Glittering Gold and its prospects for India

July 10, 2012

Any Indian considers this investment of highest regard. Its not only now but has been here for time immemorial, especially in the form of jewellery. Speaking of returns it has outperformed equities for the past few years. This is because it is considered to an international currency ands almost same value can be expected around the world.

Safe haven as many consider it is mainly because of this international currency nature. India has been the biggest consumer of gold with China just outnumbering it in the previous quarter. This soon will change consumption descended mainly because of strike by Bullion association after the tax implications announced in budget 2012. Gold is considered to have generally a negative correlation with equities of -1. i.e as equities accelerate the prices of gold should plummet accordingly.
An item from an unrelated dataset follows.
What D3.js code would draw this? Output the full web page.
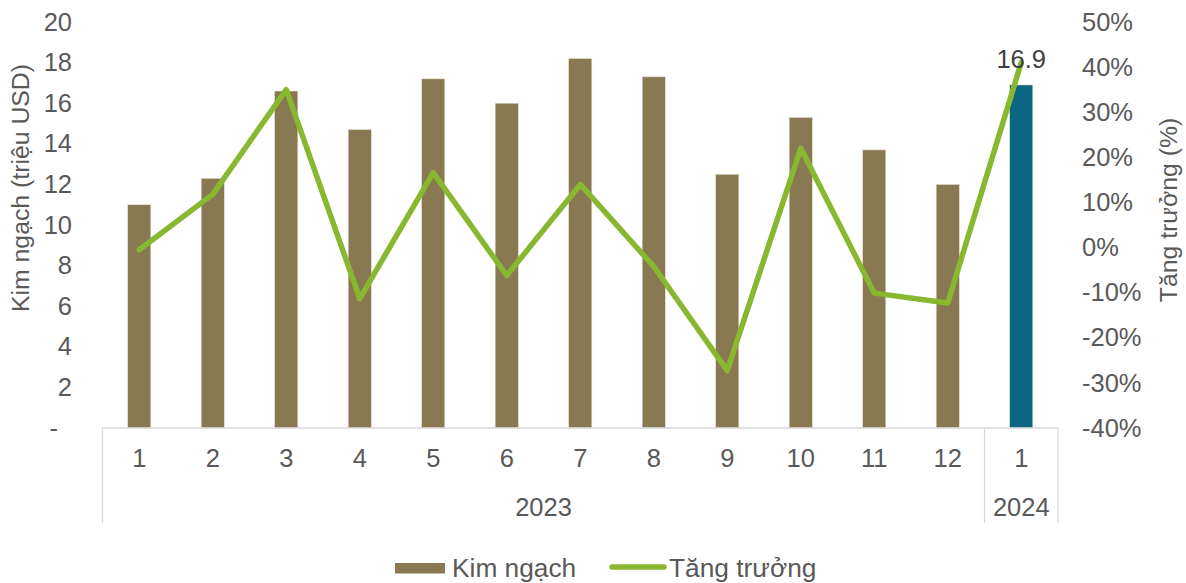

This is valid only if change is too rapid in a short span of time. Albeit gold brings smiles to the faces of Bahus (daughter – in laws) of the house, its recent spikes is a cause of worry for the Indian government as it has inflated the imported bills. To worsen the scenario the rupee depreciation adds strong support to the prices of gold. All this is mainly because India imports most of its gold. So it can be inferred that as far as rupee depreciates one can expect strength in gold, at least till the time un-certainities prevail around the globe.

Recent breaking of 30,000 is seen as bullishness but one should be cautious of announcements of Fed reserve as any decision which supports the dollar will add to negatives to the fundamentals of gold as they trade as chalk and cheese the world over. Domestically it should be noted that about a little less than 2/3rds of gold buying is done in rural areas and any convivial news from monsoon will always spurt the prices. A fact to be noted that gold prices tend to have a negative bias after Diwali season. So any buy after the festivities is considered to be a smart buy.